# J'ai pas les boules



## naas (1 Septembre 2010)

********annonce *********

Cher toi qui me lis, oui toi

Tu sais que notre ami patoch, le seul l'unique a bravé l'interdit, l'omerta qui regne sur ses boules au risque d'un autodafé. Tu le sais hein ?
Et bien je me surge à mon tour je me lève, et je le clame haut et fort en place publique:

*J'AI PAS LES BOULES !*

Ces toutes petites boules qu'amoureusement une fois par an, je sors des cartons pour agrémenter un sapin en plastique de chez carrefour acheté en promo et dont les aiguilles en plastique parfumées odeur sapin font monter en moi tant de souvenirs d'enfant.
 :love:

Mais voila, depuis quelque temps, je ne peux que mettre des boules vertes, et reconnait que des boules vertes sur un sapin vert, c'est bali/balot.


Alors s'il te plait ami lecteur, montre que toi aussi tu as du coeur, et vote pour que je puisse à nouveau mettre mes petites boules rouges


********annonce *********​


----------



## Gr3gZZ (1 Septembre 2010)

C'est quoi ce que vous appellez les boules ? c'est pas marqué sur le sujet vraiment....


----------



## naas (1 Septembre 2010)

Gr3gZZ a dit:


> C'est quoi ce que vous appellez les boules ? c'est pas marqué sur le sujet vraiment....



vote oui et je te dirais après


----------



## Romuald (1 Septembre 2010)

Et pourquoi pas...

[mode 'c'est quoi ce film']
Roses avec des étoiles vertes
[/mode] ?







Ca passerait peut-être mieux auprès de la kommandantur​


----------



## PATOCHMAN (1 Septembre 2010)

naas a dit:


> vote oui et je te dirais après



*A VOTÉ !!!*


----------



## jugnin (1 Septembre 2010)

Romuald a dit:


> Et pourquoi pas...
> 
> [mode 'c'est quoi ce film']
> Roses avec des étoiles vertes
> ...


_*
NOIRES !*_


----------



## naas (1 Septembre 2010)

Ceci etant un sondage anonyme, que les deux qui aient voté contre se dénoncent 
je le propose un empalement methode traditionnelle de l'abbé cochon en place publique, du classique quoi


----------



## PATOCHMAN (1 Septembre 2010)

jugnin a dit:


> _*
> NOIRES !*_



Ah, remarque... Ça peut être classieux ; façon escadron de la mort... :style:

---------- Nouveau message ajouté à 14h27 ---------- Le message précédent a été envoyé à 14h26 ----------




naas a dit:


> Ceci etant un sondage anonyme, que les deux qui aient voté contre se dénoncent



Bouge pas ; tu vas en voire rappliquer d'autres, des peigne-zizi...


----------



## LeConcombreMaske (1 Septembre 2010)

Mais pitain de bordel de merde, vous allez nous les rendre ces boules rouges... ???   
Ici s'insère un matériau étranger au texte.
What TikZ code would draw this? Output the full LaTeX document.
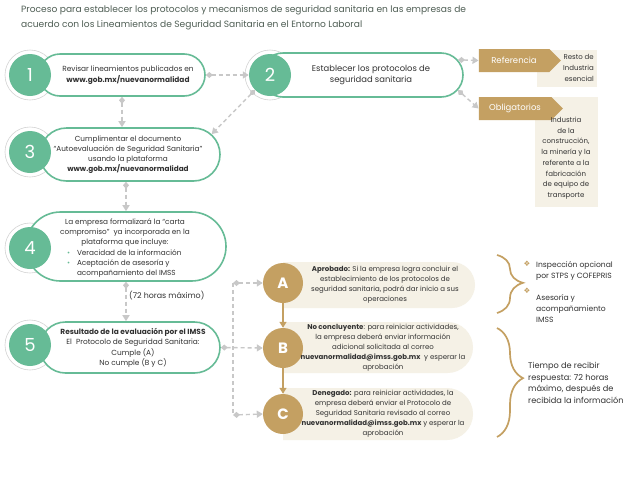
\documentclass[tikz,border=0pt]{standalone}
\usepackage{fontspec}
\setmainfont{Poppins}
\newfontfamily\symfont{DejaVu Sans}
\usetikzlibrary{arrows.meta,shapes.misc,shapes.symbols,decorations.pathreplacing}
\definecolor{verde}{RGB}{102,187,150}
\definecolor{oro}{RGB}{196,160,98}
\definecolor{crema}{RGB}{245,241,230}
\definecolor{gris}{RGB}{200,200,200}
\definecolor{titulo}{RGB}{80,95,85}
\definecolor{texto}{RGB}{50,50,50}
\tikzset{
	paso/.style={circle, fill=verde, minimum size=42pt, inner sep=0pt, text=white, font=\fontsize{18}{18}\selectfont},
	letra/.style={circle, fill=oro, minimum size=40pt, inner sep=0pt, text=white, font=\bfseries\fontsize{15}{15}\selectfont},
	caja/.style={rounded rectangle, draw=verde, line width=1.6pt, fill=white, inner sep=0pt},
	cajacrema/.style={rounded rectangle, rounded rectangle west arc=none, fill=crema, inner sep=0pt},
	etiqueta/.style={signal, signal to=east, signal pointer angle=90, fill=oro, text=white, inner sep=0pt, font=\fontsize{8.5}{9}\selectfont},
	txt/.style={align=center, text=texto, inner sep=0pt, font=\fontsize{7.3}{10}\selectfont},
	txtl/.style={align=left, text=texto, inner sep=0pt, font=\fontsize{7.6}{11}\selectfont},
	conn/.style={gris, line width=1.4pt, dash pattern=on 4pt off 3pt, {Diamond[length=7pt,width=6pt]}-{Triangle[length=6pt,width=7pt]}},
	flecha/.style={oro, line width=1.4pt, -{Triangle[length=6pt,width=7pt]}},
	llave/.style={oro, line width=1.7pt, decorate},
	estrella/.style={text=oro, inner sep=0pt, font=\symfont\fontsize{7.5}{7.5}\selectfont}
}
\begin{document}
\begin{tikzpicture}[x=1pt, y=-1pt]
	\useasboundingbox (0,0) rectangle (640,480);
	\fill[white] (0,0) rectangle (640,480);
	\node[anchor=north west, align=left, text=titulo, inner sep=0pt, font=\fontsize{9.1}{15}\selectfont] (tit) at (21,5.5) {Proceso para establecer los protocolos y mecanismos de seguridad sanitaria en las empresas de\\acuerdo con los Lineamientos de Seguridad Sanitaria en el Entorno Laboral};
	\foreach \x/\y in {30/75, 270/75, 30/152, 30/248, 30/345} {
		\draw[gris!80, line width=0.6pt] (\x,\y) circle (25);
	}
	\node[caja, minimum width=166pt, minimum height=42pt] (b1) at (122,75) {};
	\node[caja, minimum width=202pt, minimum height=44pt] (b2) at (362,75) {};
	\node[caja, minimum width=180pt, minimum height=53pt] (b3) at (130,154.5) {};
	\node[caja, minimum width=200pt, minimum height=69pt] (b4) at (126,246.5) {};
	\node[caja, minimum width=180pt, minimum height=51pt] (b5) at (130,347.5) {};
	\node[paso] (c1) at (30,75) {1};
	\node[paso] (c2) at (270,75) {2};
	\node[paso] (c3) at (30,152) {3};
	\node[paso] (c4) at (30,248) {4};
	\node[paso] (c5) at (30,345) {5};
	\node[txt, font=\fontsize{7.4}{11}\selectfont] (t1) at (128,75) {Revisar lineamientos publicados en\\\textbf{www.gob.mx/nuevanormalidad}};
	\node[txt, font=\fontsize{8.4}{11.5}\selectfont] (t2) at (371,75) {Establecer los protocolos de\\seguridad sanitaria};
	\node[txt] (t3) at (128,155) {Cumplimentar el documento\\“Autoevaluación de Seguridad Sanitaria”\\usando la plataforma\\\textbf{www.gob.mx/nuevanormalidad}};
	\node[txt, font=\fontsize{7.3}{10.3}\selectfont] (t4) at (125,248) {La empresa formalizará la “carta\\compromiso”\ \ ya incorporada en la\\plataforma que incluye:\\
		\makebox[116pt][l]{\makebox[10pt][l]{\textcolor{verde}{•}}Veracidad de la información}\\
		\makebox[116pt][l]{\makebox[10pt][l]{\textcolor{verde}{•}}Aceptación de asesoría y}\\
		\makebox[116pt][l]{\hspace{10pt}acompañamiento del IMSS}};
	\node[txt, font=\fontsize{7.4}{10.3}\selectfont] (t5) at (133,348) {\textbf{Resultado de la evaluación por el IMSS}\\El\ \ Protocolo de Seguridad Sanitaria:\\Cumple (A)\\No cumple (B y C)};
	\node[txt, anchor=west, font=\fontsize{7.9}{9}\selectfont] (t72) at (129,296) {(72 horas máximo)};
	\draw[conn] (b1.east) -- (c2.west);
	\draw[conn] (b1.south) -- (b1.south |- b3.north);
	\draw[conn] (c2.225) -- (b3.14);
	\draw[conn] (b4.north |- b3.south) -- (b4.north);
	\draw[conn] (b4.south) -- (b4.south |- b5.north);
	\node[fill=crema, minimum width=60pt, minimum height=37pt, inner sep=0pt] (fref) at (567,68.5) {};
	\node[fill=crema, minimum width=63pt, minimum height=110pt, inner sep=0pt] (fobl) at (566.5,152) {};
	\node[etiqueta, minimum width=82pt, minimum height=23pt] (tref) at (514,60.5) {Referencia};
	\node[etiqueta, minimum width=84pt, minimum height=23pt] (tobl) at (515,108.5) {Obligatorios};
	\node[txt, anchor=east, align=right, font=\fontsize{7}{10.8}\selectfont] (rref) at (594,68) {Resto de\\Industria\\esencial};
	\node[txt, anchor=north, font=\fontsize{7}{10.7}\selectfont] (robl) at (566,117) {Industria\\de la\\construcción,\\la minería y la\\referente a la\\fabricación\\de equipo de\\transporte};
	\draw[conn] (b2.9) -- (tref.west);
	\draw[conn] (b2.-9) -- (tobl.west);
	\node[cajacrema, minimum width=192pt, minimum height=46pt] (ba) at (379,285) {};
	\node[cajacrema, minimum width=190pt, minimum height=51pt] (bb) at (378,347.5) {};
	\node[cajacrema, minimum width=190pt, minimum height=52pt] (bc) at (378,414) {};
	\node[letra] (ca) at (283,283) {A};
	\node[letra] (cb) at (283,348) {B};
	\node[letra] (cc) at (283,414) {C};
	\draw[flecha] (ca) -- (cb);
	\draw[flecha] (cb) -- (cc);
	\node[txt, font=\fontsize{7}{10}\selectfont] (ta) at (385,285) {\textbf{Aprobado:} Si la empresa logra concluir el\\establecimiento de los protocolos de\\seguridad sanitaria, podrá dar inicio a sus\\operaciones};
	\node[txt, font=\fontsize{7}{10}\selectfont] (tb) at (383,348) {\textbf{No concluyente}: para reiniciar actividades,\\la empresa deberá enviar información\\adicional solicitada al correo\\\textbf{nuevanormalidad@imss.gob.mx}\ \ y esperar la\\aprobación};
	\node[txt, font=\fontsize{7}{10}\selectfont] (tc) at (383,414) {\textbf{Denegado:} para reiniciar actividades, la\\empresa deberá enviar el Protocolo de\\Seguridad Sanitaria revisado al correo\\\textbf{nuevanormalidad@imss.gob.mx} y esperar la\\aprobación};
	\coordinate (spa) at (233,283);
	\coordinate (spc) at (233,415);
	\draw[gris, line width=1.4pt, dash pattern=on 4pt off 3pt] (spa) -- (spc);
	\draw[conn] (spa) -- (ca.west);
	\draw[conn] (b5.east) -- (cb.west);
	\draw[conn] (spc) -- (cc.west);
	\draw[llave, decoration={brace, amplitude=26pt, aspect=0.48}] (497,255) -- (497,313);
	\draw[llave, decoration={brace, amplitude=26pt, aspect=0.46}] (497,328) -- (497,437);
	\node[estrella] (s1) at (527,264) {❖};
	\node[estrella] (s2) at (527,291) {❖};
	\node[txtl] (i1) at (536,271) [anchor=west] {Inspección opcional\\por STPS y COFEPRIS};
	\node[txtl] (i2) at (536,309) [anchor=west] {Asesoría y\\acompañamiento\\IMSS};
	\node[txtl, anchor=west, font=\fontsize{8.2}{11.8}\selectfont] (tr) at (528,383) {Tiempo de recibir\\respuesta: 72 horas\\máximo, después de\\recibida la información};
\end{tikzpicture}
\end{document}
Si vous ne le faites pas pour nous, faites le pour eux, les crétins, les nazes, les sinistrésducalbutes, les abrutis, les peinajouirs, les enfionécroniques, les zandicapédelamatièregrises, les zapelfannavrants, et tous les autres qui nous cassent les burnes...

et rendez nous la grosseveinebleue également...


----------



## Deleted member 18124 (1 Septembre 2010)

PATOCHMAN a dit:


> *A VOTÉ !!!*



*PAREIL !!!*


----------



## Anonyme (1 Septembre 2010)

PATOCHMAN a dit:


> *A VOTÉ !!!*



Il est des colères qui sont saines !


----------



## jugnin (1 Septembre 2010)

PonkHead a dit:


> Il est des colères qui sont saines !



Ouais, cette histoire me met carrément la ségolhaine !


----------



## gKatarn (1 Septembre 2010)

A voté aussi


----------



## Anonyme (1 Septembre 2010)

jugnin a dit:


> Ouais, cette histoire me met carrément la ségolhaine !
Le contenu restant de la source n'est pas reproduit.